**Records with drawing code:**
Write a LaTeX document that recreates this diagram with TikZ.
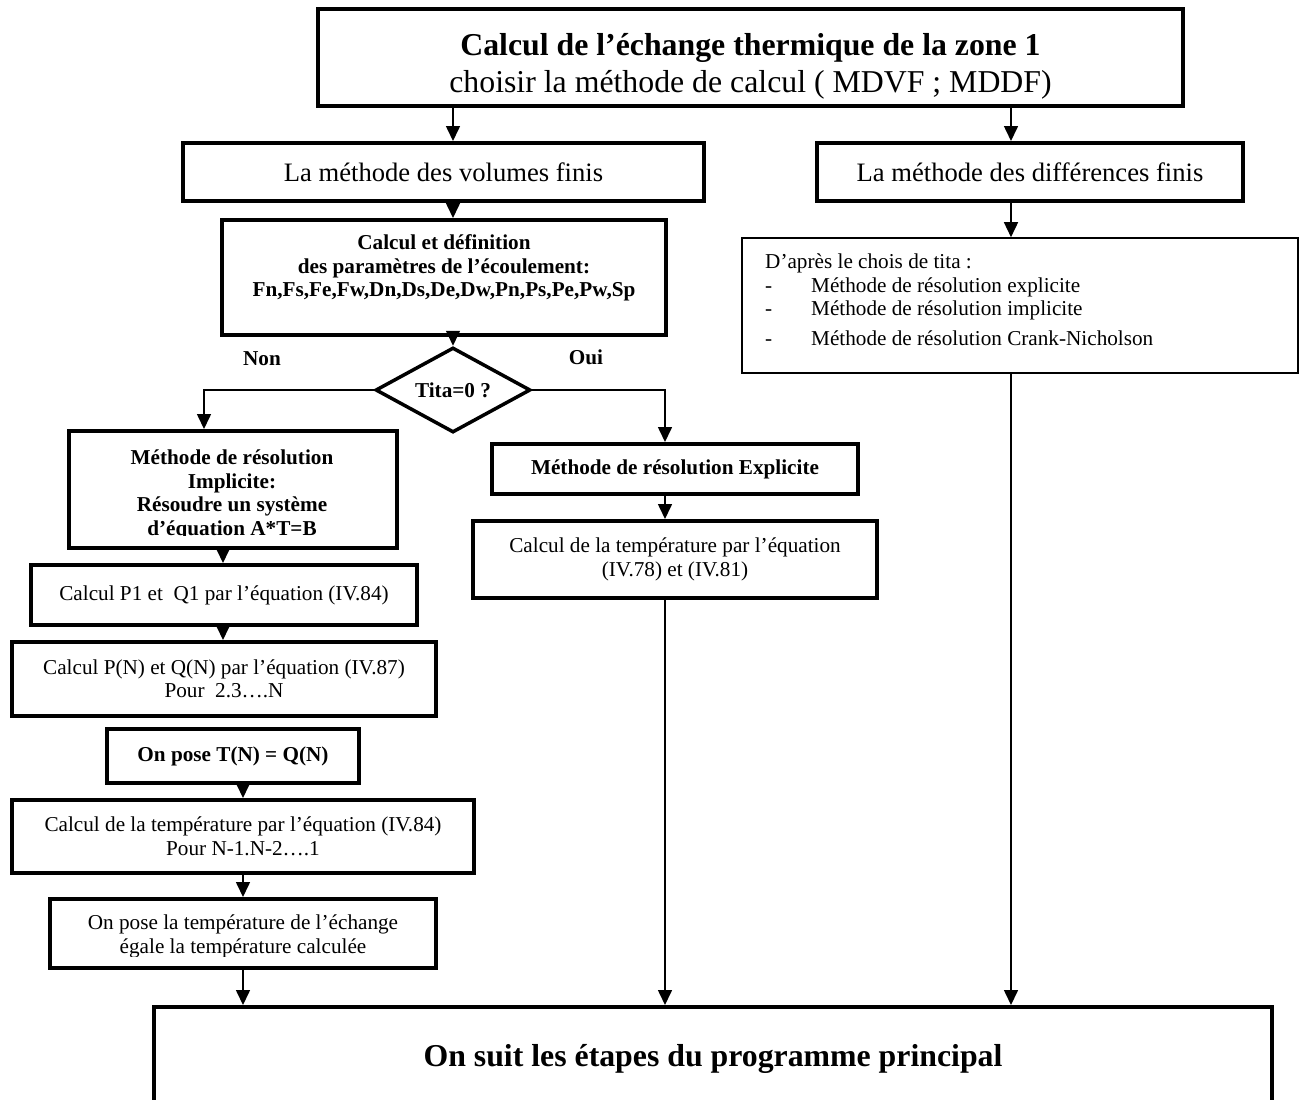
\documentclass[tikz,border=0pt]{standalone}
\usepackage{fontspec}
\setmainfont{Liberation Serif}
\usetikzlibrary{shapes.geometric,arrows.meta}

\newcommand{\smallfs}{\fontsize{21.2}{23.5}\selectfont}
\newcommand{\midfs}{\fontsize{26.6}{30}\selectfont}
\newcommand{\bigfs}{\fontsize{31.8}{37}\selectfont}

\begin{document}
\begin{tikzpicture}[x=1pt,y=-1pt,
  box/.style={draw,line width=4pt,rectangle,inner sep=0pt,align=center,font=\smallfs},
  thinbox/.style={draw,line width=1.6pt,rectangle,inner sep=0pt},
  decision/.style={draw,line width=3.5pt,diamond,shape aspect=1.8,inner sep=0pt,font=\smallfs\bfseries},
  arr/.style={line width=1.6pt,-{Triangle[length=15pt,width=14pt]}}]
\useasboundingbox (0,0) rectangle (1304,1100);

% ================= Columns of the connectors =================
\coordinate (colA) at (453,0);
\coordinate (colB) at (665,0);
\coordinate (colC) at (1011,0);
\coordinate (colL) at (204,0);
\coordinate (colM) at (223,0);
\coordinate (colN) at (243,0);

% ================= Head and the two methods =================
\node[box,minimum width=865pt,minimum height=97pt,font=\bigfs] (top) at (750.5,57.5)
  {\rule{0pt}{40pt}\textbf{Calcul de l’échange thermique de la zone 1}\\choisir la méthode de calcul ( MDVF ; MDDF)};
\node[box,minimum width=521pt,minimum height=58pt,font=\midfs] (fvm) at (443.5,172) {La méthode des volumes finis};
\node[box,minimum width=426pt,minimum height=58pt,font=\midfs] (fdm) at (1030,172) {La méthode des différences finis};

% ================= Finite volumes branch =================
\node[box,minimum width=444pt,minimum height=115pt,font=\smallfs\bfseries] (param) at (444,277.5)
  {Calcul et définition\\des paramètres de l’écoulement:\\Fn,Fs,Fe,Fw,Dn,Ds,De,Dw,Pn,Ps,Pe,Pw,Sp\\ \mbox{}};
\node[decision,minimum width=155pt,minimum height=85pt] (dec) at (453,390) {Tita=0 ?};
\node[font=\smallfs\bfseries] (non) at (262,359) {Non};
\node[font=\smallfs\bfseries] (oui) at (586,357) {Oui};

\node[box,minimum width=328pt,minimum height=117pt] (impl) at (233,489.5) {};
\begin{scope}
\clip (69,431) rectangle (397,535);
\node[font=\smallfs\bfseries,align=center,inner sep=0pt,anchor=north] (impltxt) at (232,450)
  {Méthode de résolution\\Implicite:\\Résoudre un système\\d’équation A*T=B};
\end{scope}

\node[box,minimum width=366pt,minimum height=50pt,font=\smallfs\bfseries] (expl) at (675,469) {Méthode de résolution Explicite};
\node[box,minimum width=404pt,minimum height=77pt] (texp) at (675,559.5) {Calcul de la température par l’équation\\(IV.78) et (IV.81)};

\node[box,minimum width=386pt,minimum height=60pt] (pq1) at (224,595) {Calcul P1 et~ Q1 par l’équation (IV.84)};
\node[box,minimum width=424pt,minimum height=74pt] (pqn) at (224,679) {Calcul P(N) et Q(N) par l’équation (IV.87)\\Pour~ 2.3….N};
\node[box,minimum width=252pt,minimum height=54pt,font=\smallfs\bfseries] (pose) at (233,756) {On pose T(N) = Q(N)};
\node[box,minimum width=462pt,minimum height=73pt] (tempn) at (243,836.5) {Calcul de la température par l’équation (IV.84)\\Pour N-1.N-2….1};

\node[box,minimum width=386pt,minimum height=69pt] (egal) at (243,933.5) {};
\begin{scope}
\clip (50,899) rectangle (436,956);
\node[font=\smallfs,align=center,inner sep=0pt,anchor=north] (egaltxt) at (243,915)
  {On pose la température de l’échange\\égale la température calculée};
\end{scope}

% ================= Finite differences branch =================
\node[thinbox,minimum width=556pt,minimum height=135pt] (dapres) at (1020,305.5) {};
\node[font=\smallfs,align=left,inner sep=0pt,anchor=north west] (dtxt) at (765,254)
  {D’après le chois de tita :\\
   \makebox[46pt][l]{-}Méthode de résolution explicite\\
   \makebox[46pt][l]{-}Méthode de résolution implicite\\[6pt]
   \makebox[46pt][l]{-}Méthode de résolution Crank-Nicholson};

% ================= Main program =================
\node[box,minimum width=1118pt,minimum height=103pt,font=\bigfs\bfseries] (final) at (713,1058.5) {On suit les étapes du programme principal};

% ================= Connectors =================
\draw[arr] (top.south -| colA) -- (fvm.north -| colA);
\draw[arr] (top.south -| colC) -- (fdm.north -| colC);
\draw[arr] (fvm.south -| colA) -- (param.north -| colA);
\draw[arr] (fdm.south -| colC) -- (dapres.north -| colC);
\draw[arr] (param.south -| colA) -- (dec.north);
\draw[arr] (dec.west) -| (impl.north -| colL);
\draw[arr] (dec.east) -| (expl.north -| colB);
\draw[arr] (expl.south -| colB) -- (texp.north -| colB);
\draw[arr] (texp.south -| colB) -- (final.north -| colB);
\draw[arr] (dapres.south -| colC) -- (final.north -| colC);
\draw[arr] (impl.south -| colM) -- (pq1.north -| colM);
\draw[arr] (pq1.south -| colM) -- (pqn.north -| colM);
\draw[arr] (pose.south -| colN) -- (tempn.north -| colN);
\draw[arr] (tempn.south -| colN) -- (egal.north -| colN);
\draw[arr] (egal.south -| colN) -- (final.north -| colN);
\end{tikzpicture}
\end{document}
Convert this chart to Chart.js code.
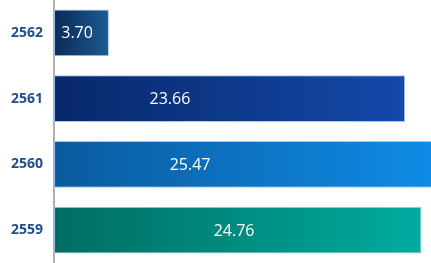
<!DOCTYPE html>
<html>
<head>
<meta charset="utf-8">
<script src="https://cdn.jsdelivr.net/npm/chart.js@4/dist/chart.umd.min.js"></script>
<style>
  html, body { margin: 0; padding: 0; background: #fff; }
  #wrap { width: 431px; height: 263px; position: relative; }
</style>
</head>
<body>
<div id="wrap"><canvas id="chart"></canvas></div>
<script>
// ---------- data ----------
const years = ["2562", "2561", "2560", "2559"];
const values = [3.70, 23.66, 25.47, 24.76];

// gradient stops per bar (left -> right)
const gradStops = [
  ["#0a2b58", "#1c5b90"],
  ["#08286a", "#1449aa"],
  ["#0a5b9e", "#0f8be6"],
  ["#006d63", "#00ab9f"]
];
// where the value label sits along each bar (0 = start, 1 = end)
const labelAt = [0.42, 0.33, 0.36, 0.49];

function barGradient(ctx) {
  const chart = ctx.chart;
  const area = chart.chartArea;
  const stops = gradStops[ctx.dataIndex];
  if (!area) return stops[0];
  const x = chart.scales.x;
  const x0 = x.getPixelForValue(0);
  const x1 = x.getPixelForValue(values[ctx.dataIndex]);
  const g = chart.ctx.createLinearGradient(x0, 0, x1, 0);
  g.addColorStop(0, stops[0]);
  g.addColorStop(1, stops[1]);
  return g;
}

const valueLabels = {
  id: "valueLabels",
  afterDatasetsDraw(chart) {
    const c = chart.ctx;
    const meta = chart.getDatasetMeta(0);
    c.save();
    c.fillStyle = "#ffffff";
    c.font = "16px 'Open Sans', sans-serif";
    c.textAlign = "center";
    c.textBaseline = "middle";
    meta.data.forEach((bar, i) => {
      const px = bar.base + (bar.x - bar.base) * labelAt[i];
      c.fillText(values[i].toFixed(2), px, bar.y + 1);
    });
    c.restore();
  }
};

new Chart(document.getElementById("chart"), {
  type: "bar",
  data: {
    labels: years,
    datasets: [{
      data: values,
      backgroundColor: barGradient,
      borderColor: "rgba(150,190,235,0.85)",
      borderWidth: 1,
      borderSkipped: false,
      categoryPercentage: 0.71,
      barPercentage: 1
    }]
  },
  options: {
    indexAxis: "y",
    responsive: true,
    maintainAspectRatio: false,
    animation: false,
    layout: { padding: 0 },
    plugins: { legend: { display: false }, tooltip: { enabled: false } },
    scales: {
      x: { display: false, min: 0, max: 25.4 },
      y: {
        grid: { display: false, drawTicks: false },
        border: { display: true, color: "#b0b0b0", width: 2 },
        ticks: {
          color: "#1f4e8c",
          padding: 11,
          font: { family: "'Open Sans', sans-serif", size: 14, weight: "bold" }
        },
        // let the axis run the full height (no room kept for label overhang)
        afterFit(scale) {
          scale.paddingTop = 0;
          scale.paddingBottom = 0;
        }
      }
    }
  },
  plugins: [valueLabels]
});
</script>
</body>
</html>
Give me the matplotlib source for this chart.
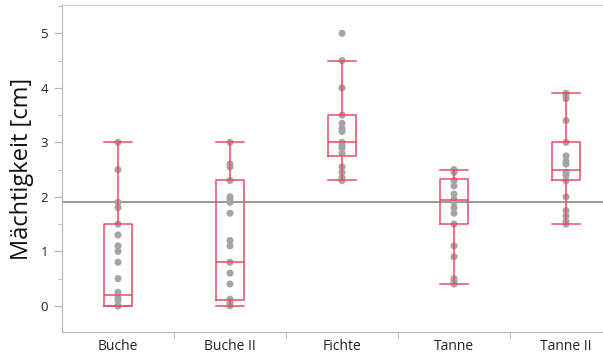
import numpy as np
import matplotlib
matplotlib.use('Agg')
import matplotlib.pyplot as plt
from matplotlib.ticker import MultipleLocator, FixedLocator

plt.rcParams['font.family'] = ['Open Sans', 'DejaVu Sans']

groups = ['Buche', 'Buche II', 'Fichte', 'Tanne', 'Tanne II']
buche = [3.0, 2.5, 1.9, 1.8, 1.5, 1.3, 1.1, 1.0, 0.8, 0.5, 0.25, 0.15, 0.1, 0.0, 0.0]
buche_ii = [3.0, 2.6, 2.55, 2.3, 2.0, 1.95, 1.9, 1.7, 1.2, 1.1, 0.8, 0.6, 0.4, 0.12, 0.05, 0.0]
fichte = [5.0, 4.5, 4.0, 3.5, 3.35, 3.25, 3.2, 3.0, 2.95, 2.9, 2.8, 2.55, 2.45, 2.35, 2.3]
tanne = [2.5, 2.45, 2.3, 2.2, 2.05, 1.95, 1.9, 1.8, 1.7, 1.5, 1.1, 0.9, 0.5, 0.45, 0.4]
tanne_ii = [3.9, 3.85, 3.8, 3.4, 3.0, 2.75, 2.65, 2.6, 2.45, 2.4, 2.3, 2.0, 1.75, 1.65, 1.55, 1.5]
values = [buche, buche_ii, fichte, tanne, tanne_ii]

# box statistics as shown (lower whisker, Q1, median, Q3, upper whisker)
whis_lo = [0.0, 0.0, 2.3, 0.4, 1.5]
q1 = [0.0, 0.1, 2.75, 1.5, 2.3]
median = [0.2, 0.8, 3.0, 1.95, 2.5]
q3 = [1.5, 2.3, 3.5, 2.32, 3.0]
whis_hi = [3.0, 3.0, 4.5, 2.5, 3.9]

grand_mean = 1.91

box_color = '#EA4D64'
dot_color = '#A5A5A5'
axis_color = '#B4B4B4'

fig = plt.figure(figsize=(6.03, 3.54), dpi=100)
ax = fig.add_axes([62 / 603, 22 / 354, 541 / 603, 327 / 354])

ax.axhline(grand_mean, color='#7F7F7F', lw=1.1, zorder=1)

for i, vals in enumerate(values):
    ax.scatter(np.full(len(vals), i), vals, s=26, color=dot_color,
               edgecolors='none', zorder=2)

stats = []
for i, g in enumerate(groups):
    stats.append({'label': g, 'whislo': whis_lo[i], 'q1': q1[i], 'med': median[i],
                  'q3': q3[i], 'whishi': whis_hi[i], 'fliers': []})
line_kw = dict(color=box_color, lw=1.1)
ax.bxp(stats, positions=range(len(groups)), widths=0.25, showfliers=False,
       boxprops=line_kw, medianprops=line_kw, whiskerprops=line_kw,
       capprops=line_kw, capwidths=0.25, zorder=3)

ax.set_xlim(-0.5, 4.33)
ax.set_ylim(-0.48, 5.52)

ax.set_yticks(range(6))
ax.set_yticklabels([str(v) for v in range(6)])
ax.yaxis.set_minor_locator(MultipleLocator(0.5))
ax.tick_params(axis='y', which='major', length=6, color=axis_color,
               labelsize=9.5, labelcolor='#222222', pad=4)
ax.tick_params(axis='y', which='minor', length=3, color=axis_color)

ax.set_xticks(range(len(groups)))
ax.set_xticklabels(groups)
ax.xaxis.set_minor_locator(FixedLocator([0.5, 1.5, 2.5, 3.5]))
ax.tick_params(axis='x', which='major', length=0, labelsize=10,
               labelcolor='#222222', pad=5)
ax.tick_params(axis='x', which='minor', length=5, color=axis_color)

ax.set_ylabel('Mächtigkeit [cm]', fontsize=17, color='#111111', labelpad=5)

ax.spines['right'].set_visible(False)
for s in ['left', 'bottom']:
    ax.spines[s].set_color(axis_color)
ax.spines['top'].set_color('#CCCCCC')

fig.savefig('out.png', dpi=100)
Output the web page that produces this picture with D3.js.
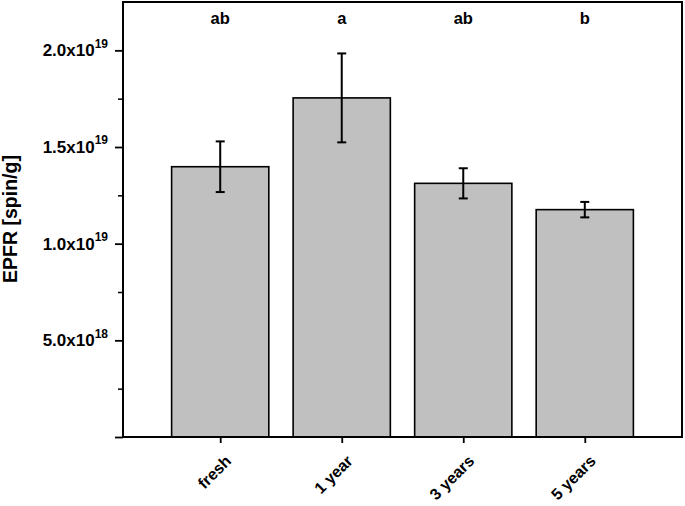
<!DOCTYPE html>
<html>
<head>
<meta charset="utf-8">
<script src="https://cdn.jsdelivr.net/npm/d3@7"></script>
<style>
  html, body { margin: 0; padding: 0; background: #fff; }
  svg { display: block; font-family: "Liberation Sans", Arial, sans-serif; }
</style>
</head>
<body>
<svg id="chart" width="685" height="506"></svg>
<script>
// ---- data ----
const categories = ["fresh", "1 year", "3 years", "5 years"];
const means = [1.398e19, 1.754e19, 1.312e19, 1.176e19];
const errors = [0.131e19, 0.230e19, 0.078e19, 0.040e19];
const letters = ["ab", "a", "ab", "b"];
const yMajorTicks = [0, 5e18, 1e19, 1.5e19, 2e19];
const yMinorTicks = [2.5e18, 7.5e18, 1.25e19, 1.75e19];
const yTickMantissa = ["", "5.0x10", "1.0x10", "1.5x10", "2.0x10"];
const yTickExponent = ["", "18", "19", "19", "19"];
const yTitle = "EPFR [spin/g]";

// ---- layout ----
const mLeft = 123, mRight = 682, mTop = 2, mBottom = 437;
const svg = d3.select("#chart");

const x = d3.scaleLinear().domain([0.2, 4.8]).range([mLeft, mRight]);
const y = d3.scaleLinear().domain([0, 2.25e19]).range([mBottom, mTop]);
const barW = 0.8;

const rows = categories.map((c, i) => ({ c, i: i + 1, m: means[i], e: errors[i], l: letters[i] }));

// bars
svg.append("g").selectAll("rect").data(rows).join("rect")
  .attr("x", d => x(d.i - barW / 2))
  .attr("width", d => x(d.i + barW / 2) - x(d.i - barW / 2))
  .attr("y", d => y(d.m))
  .attr("height", d => y(0) - y(d.m))
  .attr("fill", "#c0c0c0")
  .attr("stroke", "#000")
  .attr("stroke-width", 1.6);

// error bars
const eg = svg.append("g").attr("stroke", "#000").attr("stroke-width", 2);
rows.forEach(d => {
  const cx = x(d.i);
  eg.append("line").attr("x1", cx).attr("x2", cx).attr("y1", y(d.m + d.e)).attr("y2", y(d.m - d.e));
  [d.m + d.e, d.m - d.e].forEach(v => {
    eg.append("line").attr("x1", cx - 4.5).attr("x2", cx + 4.5).attr("y1", y(v)).attr("y2", y(v));
  });
});

// significance letters
svg.append("g").selectAll("text").data(rows).join("text")
  .attr("x", d => x(d.i))
  .attr("y", 23.5)
  .attr("text-anchor", "middle")
  .attr("font-weight", "bold")
  .attr("font-size", 16.5)
  .text(d => d.l);

// frame
svg.append("rect")
  .attr("x", mLeft).attr("y", mTop)
  .attr("width", mRight - mLeft).attr("height", mBottom - mTop)
  .attr("fill", "none").attr("stroke", "#000").attr("stroke-width", 2);

// y axis major
const yAxis = d3.axisLeft(y).tickValues(yMajorTicks).tickSize(8).tickFormat("");
const yg = svg.append("g").attr("transform", `translate(${mLeft},0)`).call(yAxis);
yg.select(".domain").remove();
yg.selectAll(".tick line").attr("stroke", "#000").attr("stroke-width", 1.8);

// y axis minor
const yMinor = d3.axisLeft(y).tickValues(yMinorTicks).tickSize(5).tickFormat("");
const ymg = svg.append("g").attr("transform", `translate(${mLeft},0)`).call(yMinor);
ymg.select(".domain").remove();
ymg.selectAll(".tick line").attr("stroke", "#000").attr("stroke-width", 1.5);

// y tick labels with superscripts
const labG = svg.append("g");
yMajorTicks.forEach((v, i) => {
  if (!yTickMantissa[i]) return;
  const t = labG.append("text")
    .attr("x", 108)
    .attr("y", y(v) + 6)
    .attr("text-anchor", "end")
    .attr("font-weight", "bold")
    .attr("font-size", 17);
  t.append("tspan").text(yTickMantissa[i]);
  t.append("tspan").attr("font-size", 12).attr("dy", -8.8).text(yTickExponent[i]);
});

// x axis ticks
const xAxis = d3.axisBottom(x).tickValues(rows.map(d => d.i)).tickSize(6).tickFormat("");
const xg = svg.append("g").attr("transform", `translate(0,${mBottom})`).call(xAxis);
xg.select(".domain").remove();
xg.selectAll(".tick line").attr("stroke", "#000").attr("stroke-width", 1.8);

// x labels rotated
svg.append("g").selectAll("text").data(rows).join("text")
  .attr("transform", d => `translate(${x(d.i) + 12},462) rotate(-45)`)
  .attr("text-anchor", "end")
  .attr("font-weight", "bold")
  .attr("font-size", 16)
  .text(d => d.c);

// y title
svg.append("text")
  .attr("transform", `translate(17,219) rotate(-90)`)
  .attr("text-anchor", "middle")
  .attr("font-weight", "bold")
  .attr("font-size", 19.5)
  .text(yTitle);
</script>
</body>
</html>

**Objective:** Copy word for word only the lines above from the one with "Give me the matplotlib source for this chart." through the one with "plt.rcParams['font.family'] = ['Open". Leave pictures out.

**Answer to this exercise:**
Give me the matplotlib source for this chart.
import numpy as np
import matplotlib
matplotlib.use('Agg')
import matplotlib.pyplot as plt
from matplotlib.ticker import MultipleLocator, FixedLocator

plt.rcParams['font.family'] = ['Open Sans', 'DejaVu Sans']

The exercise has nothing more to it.